Saved data entries ->
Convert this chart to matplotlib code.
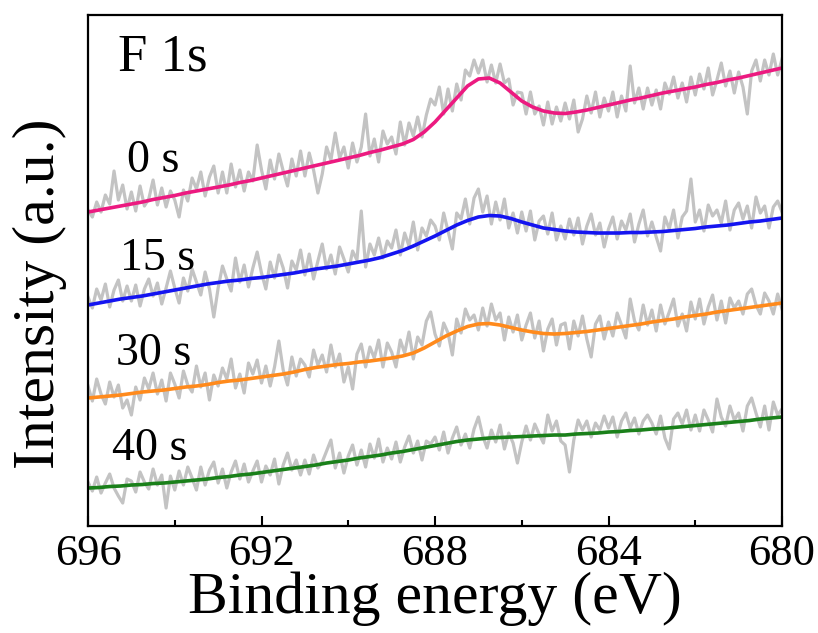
import numpy as np
import matplotlib.pyplot as plt

plt.rcParams['font.family'] = ['Liberation Serif', 'DejaVu Serif']

# Energía de enlace (eV): datos crudos cada 0.1 eV, ajustes cada 0.25 eV
energia_raw = np.linspace(696, 680, 161)
energia_fit = np.linspace(696, 680, 65)

# Espectros F 1s (intensidad apilada, u.a.)
raw_0s = [317, 310, 325, 315, 332, 323, 356, 327, 342, 318,
          335, 316, 341, 321, 328, 347, 322, 339, 320, 336,
          327, 310, 337, 326, 349, 338, 355, 331, 350, 361,
          334, 355, 334, 363, 340, 357, 336, 355, 346, 382,
          357, 338, 367, 348, 373, 356, 341, 368, 351, 376,
          351, 374, 357, 334, 353, 380, 367, 394, 369, 380,
          359, 384, 365, 380, 413, 371, 388, 365, 396, 383,
          390, 373, 405, 382, 404, 391, 410, 390, 412, 428,
          422, 440, 413, 438, 416, 443, 427, 457, 451, 467,
          454, 467, 445, 462, 444, 463, 444, 448, 422, 435,
          434, 413, 435, 413, 421, 402, 425, 403, 420, 406,
          424, 408, 427, 395, 408, 431, 414, 435, 410, 429,
          416, 435, 410, 431, 416, 461, 424, 439, 418, 439,
          422, 437, 418, 444, 433, 450, 429, 444, 425, 450,
          432, 453, 438, 459, 432, 447, 464, 441, 456, 434,
          455, 440, 413, 456, 467, 446, 467, 452, 473, 452,
          468]
raw_15s = [230, 219, 238, 227, 243, 220, 237, 247, 226, 241,
           226, 242, 221, 238, 248, 231, 244, 223, 239, 256,
           239, 224, 249, 236, 258, 245, 232, 255, 238, 210,
           239, 261, 248, 236, 269, 245, 262, 240, 259, 275,
           254, 238, 265, 249, 272, 259, 239, 266, 257, 277,
           252, 273, 248, 266, 283, 258, 272, 253, 280, 268,
           255, 276, 267, 316, 260, 283, 272, 289, 269, 286,
           279, 297, 272, 294, 281, 305, 277, 299, 291, 307,
           301, 287, 314, 296, 278, 314, 308, 328, 303, 329,
           338, 315, 331, 303, 325, 307, 328, 299, 314, 294,
           315, 296, 316, 287, 306, 311, 293, 314, 287, 301,
           288, 308, 292, 309, 283, 301, 313, 292, 304, 280,
           298, 310, 288, 306, 297, 313, 285, 303, 317, 291,
           305, 290, 276, 310, 298, 317, 289, 310, 316, 348,
           305, 317, 296, 322, 311, 317, 304, 326, 297, 317,
           324, 308, 321, 299, 330, 314, 321, 299, 320, 326,
           315]
raw_30s = [141, 126, 148, 133, 123, 145, 130, 142, 119, 127,
           112, 140, 127, 149, 138, 154, 133, 147, 126, 154,
           143, 129, 156, 142, 135, 161, 140, 154, 127, 152,
           141, 159, 148, 168, 139, 153, 134, 164, 153, 167,
           144, 161, 141, 160, 186, 157, 142, 170, 151, 168,
           162, 150, 177, 162, 172, 155, 182, 160, 173, 145,
           160, 138, 173, 183, 160, 180, 169, 187, 160, 184,
           175, 160, 187, 174, 195, 168, 190, 182, 206, 215,
           193, 181, 204, 194, 172, 208, 194, 218, 207, 212,
           197, 219, 201, 223, 207, 214, 187, 210, 195, 212,
           187, 202, 214, 189, 206, 176, 198, 208, 182, 202,
           204, 178, 206, 191, 211, 188, 170, 203, 211, 188,
           205, 191, 214, 202, 189, 228, 206, 197, 222, 202,
           217, 196, 222, 203, 215, 228, 201, 213, 196, 225,
           208, 228, 203, 220, 232, 207, 226, 204, 229, 219,
           226, 213, 233, 238, 222, 213, 234, 226, 213, 233,
           218]
raw_40s = [45, 36, 50, 34, 44, 53, 39, 31, 24, 48,
           46, 35, 55, 45, 38, 58, 42, 52, 19, 51,
           37, 56, 42, 60, 49, 37, 60, 42, 57, 65,
           44, 58, 39, 55, 66, 48, 63, 45, 56, 66,
           45, 61, 52, 68, 43, 62, 74, 57, 67, 52,
           67, 53, 72, 59, 65, 76, 87, 59, 74, 54,
           71, 82, 62, 77, 60, 83, 69, 88, 65, 79,
           68, 85, 65, 80, 91, 74, 86, 67, 86, 83,
           90, 77, 95, 74, 89, 100, 82, 93, 79, 98,
           110, 91, 79, 97, 85, 102, 78, 94, 84, 64,
           85, 101, 87, 103, 93, 84, 112, 96, 106, 86,
           82, 55, 87, 107, 97, 106, 90, 104, 97, 111,
           99, 110, 90, 106, 114, 99, 109, 93, 106, 112,
           104, 93, 111, 89, 78, 108, 114, 103, 117, 97,
           112, 96, 117, 107, 95, 128, 110, 101, 121, 107,
           114, 96, 121, 129, 114, 100, 121, 97, 125, 112,
           118]

# Curvas de ajuste (fondo + pico F 1s)
fit_0s = [315, 317, 319, 321, 323, 325, 327.5, 329.5, 331.5, 334, 336, 338,
          340, 342, 344.5, 346.5, 349, 351.5, 354, 356.5, 359, 361.5, 364,
          366.5, 369, 371.5, 374.5, 377, 380, 383, 387.5, 395, 405, 417, 429,
          441, 448, 449, 444, 435, 426, 420, 416, 414, 413.5, 415, 417, 419.5,
          422, 424.5, 427, 429, 431.5, 434, 436, 438, 440, 442.5, 444.5, 447,
          449, 451.5, 454, 456.5, 459]
fit_15s = [222, 224, 226, 228, 229.5, 231, 233, 235, 237, 239, 241, 243,
           244.5, 246, 247, 248.5, 249.5, 251, 252.5, 254, 256, 258, 259.5,
           261, 263, 265, 267, 269.5, 273, 276.5, 281, 286, 291, 296.5, 302,
           306.5, 310, 311.5, 311, 308.5, 305, 302, 299, 297.5, 296, 295,
           294.5, 294, 294, 294, 294.5, 294.5, 295, 295.5, 296.5, 297.5,
           298.5, 300, 301, 302, 303.5, 305, 306, 307.5, 309]
fit_30s = [129, 130, 131, 132, 133.5, 135, 136, 137, 138.5, 140, 141, 142.5,
           144.5, 146, 147, 148.5, 150, 151.5, 153, 155, 157.5, 159.5, 161,
           162.5, 163.5, 165, 166, 167.5, 169, 171, 174, 179, 185, 191, 196,
           200.5, 203, 203.5, 202, 199.5, 197, 195, 193.5, 193, 193.5, 194.5,
           195.5, 197, 198.5, 200, 201.5, 203, 205, 206.5, 208, 210, 211.5,
           213, 215, 216.5, 218, 219.5, 221, 222.5, 224]
fit_40s = [39, 39.5, 40.5, 41, 42, 42.5, 43.5, 44, 45, 46, 47, 48, 49.5,
           50.5, 52, 53, 54.5, 56, 57.5, 59, 60.5, 62, 64, 65.5, 67, 69, 70.5,
           72, 74, 75.5, 77.5, 79.5, 81.5, 83.5, 85.5, 87, 88, 89, 89.5, 90,
           90.5, 91, 91.5, 92, 92, 93, 93.5, 94, 95, 95.5, 96.5, 97, 98, 98.5,
           99.5, 100.5, 101.5, 102.5, 103.5, 104.5, 105.5, 106.5, 108, 109, 110]

etiquetas = ['0 s', '15 s', '30 s', '40 s']
colores = ['#EC1A80', '#1414F0', '#FF8A1C', '#1A801A']
pos_etiquetas = [(0.056, 0.693), (0.046, 0.501), (0.040, 0.315), (0.035, 0.129)]

fig = plt.figure(figsize=(8.18, 6.33), dpi=100)
ax = fig.add_axes([0.1076, 0.169, 0.8484, 0.8073])

# Datos experimentales en gris, ajustes en color encima
for raw in [raw_0s, raw_15s, raw_30s, raw_40s]:
    ax.plot(energia_raw, raw, color='#C3C3C3', lw=2.3, zorder=1)

for fit, c in zip([fit_0s, fit_15s, fit_30s, fit_40s], colores):
    ax.plot(energia_fit, fit, color=c, lw=2.6, zorder=2)

for txt, (px, py) in zip(etiquetas, pos_etiquetas):
    ax.text(px, py, txt, transform=ax.transAxes, fontsize=33,
            ha='left', va='baseline')
ax.text(0.043, 0.892, 'F 1s', transform=ax.transAxes, fontsize=38,
        ha='left', va='baseline')

ax.set_xlim(696, 680)
ax.set_ylim(1, 512)
ax.set_xticks([696, 692, 688, 684, 680])
ax.set_xticks([694, 690, 686, 682], minor=True)
ax.set_yticks([])
ax.tick_params(axis='x', which='major', direction='in', length=7.5,
               width=1.5, labelsize=32, pad=6)
ax.tick_params(axis='x', which='minor', direction='in', length=4.5, width=1.5)
for s in ax.spines.values():
    s.set_linewidth(1.6)

ax.set_xlabel('Binding energy (eV)', fontsize=43, labelpad=-2)
ax.set_ylabel('Intensity (a.u.)', fontsize=43)
ax.yaxis.set_label_coords(-0.030, 0.454)

fig.savefig('out.png', dpi=100)
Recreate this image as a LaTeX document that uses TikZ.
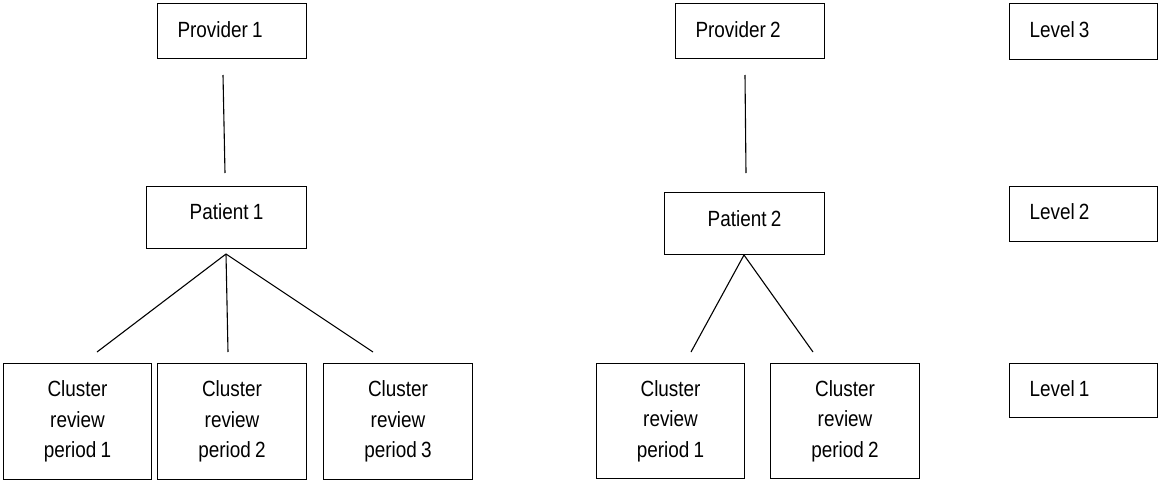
\documentclass[tikz,border=0pt]{standalone}
\usepackage{fontspec}
\setmainfont[FakeStretch=0.86,WordSpace=0.8]{Liberation Sans}
\begin{document}
\begin{tikzpicture}[x=1pt,y=-1pt,
  box/.style={draw,line width=1.1pt,inner sep=0pt,anchor=north west,
    font=\fontsize{22}{30.5}\selectfont},
  lbox/.style={box,inner xsep=20pt,align=flush left},
  cbox/.style={box,align=center},
  conn/.style={line width=1.1pt}]
\useasboundingbox (0,0) rectangle (1160,482);
% left tree
\node[lbox,text width=109pt,minimum height=55pt,text depth=4pt] (prov1) at (157,3) {Provider 1};
\node[box,minimum width=160pt,minimum height=62pt,text depth=12pt] (pat1) at (146,186) {Patient 1};
\node[cbox,minimum width=148pt,minimum height=116pt] (c11) at (3,363) {Cluster\\review\\period 1};
\node[cbox,minimum width=149pt,minimum height=116pt] (c12) at (157,363) {Cluster\\review\\period 2};
\node[cbox,minimum width=149pt,minimum height=116pt] (c13) at (323,363) {Cluster\\review\\period 3};
% right tree
\node[lbox,text width=109pt,minimum height=55pt,text depth=4pt] (prov2) at (675,3) {Provider 2};
\node[box,minimum width=160pt,minimum height=62pt,text depth=10pt] (pat2) at (664,192) {Patient 2};
\node[cbox,minimum width=148pt,minimum height=115pt] (c21) at (596,363) {Cluster\\review\\period 1};
\node[cbox,minimum width=149pt,minimum height=115pt] (c22) at (770,363) {Cluster\\review\\period 2};
% levels
\node[lbox,text width=108pt,minimum height=56pt,text depth=4pt] (lev3) at (1009,3) {Level 3};
\node[lbox,text width=108pt,minimum height=55pt,text depth=5pt] (lev2) at (1009,186) {Level 2};
\node[lbox,text width=108pt,minimum height=54pt,text depth=4pt] (lev1) at (1009,363) {Level 1};
% connector end points
\coordinate (p1a) at (223,75);
\coordinate (p1b) at (225,173);
\coordinate (ap1) at (226,254);
\coordinate (e11) at (97,352);
\coordinate (e12) at (228,352);
\coordinate (e13) at (373,352);
\coordinate (p2a) at (745,75);
\coordinate (p2b) at (746,173);
\coordinate (ap2) at (744,255);
\coordinate (e21) at (691,352);
\coordinate (e22) at (813,352);
\draw[conn] (p1a) -- (p1b);
\draw[conn] (ap1) -- (e11);
\draw[conn] (ap1) -- (e12);
\draw[conn] (ap1) -- (e13);
\draw[conn] (p2a) -- (p2b);
\draw[conn] (ap2) -- (e21);
\draw[conn] (ap2) -- (e22);
\end{tikzpicture}
\end{document}
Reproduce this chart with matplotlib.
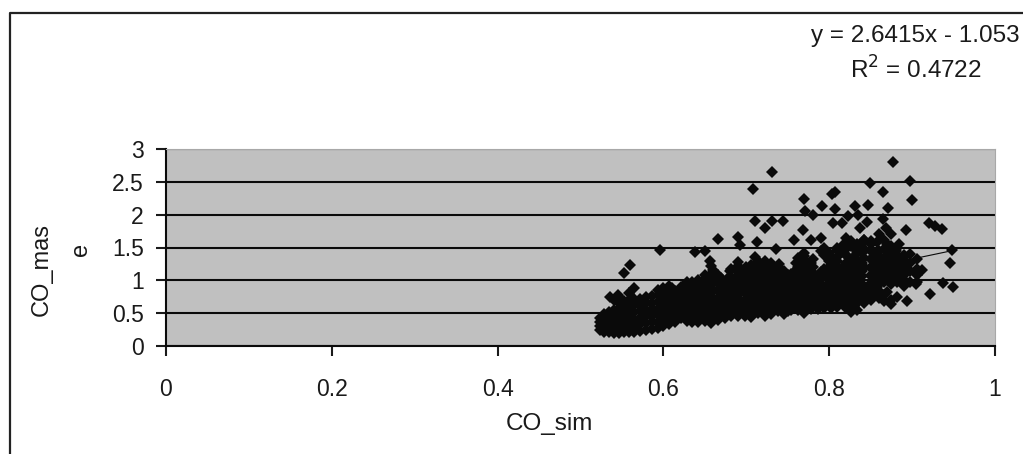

BRIEF -> Repeat the listing above exactly from its first line to the line containing "energia_fit = np.linspace(696, 680, 65)", both included, and omit the pictures.

ANSWER TO THE EXERCISE ->
Convert this chart to matplotlib code.
import numpy as np
import matplotlib.pyplot as plt

plt.rcParams['font.family'] = ['Liberation Serif', 'DejaVu Serif']

# Energía de enlace (eV): datos crudos cada 0.1 eV, ajustes cada 0.25 eV
energia_raw = np.linspace(696, 680, 161)
energia_fit = np.linspace(696, 680, 65)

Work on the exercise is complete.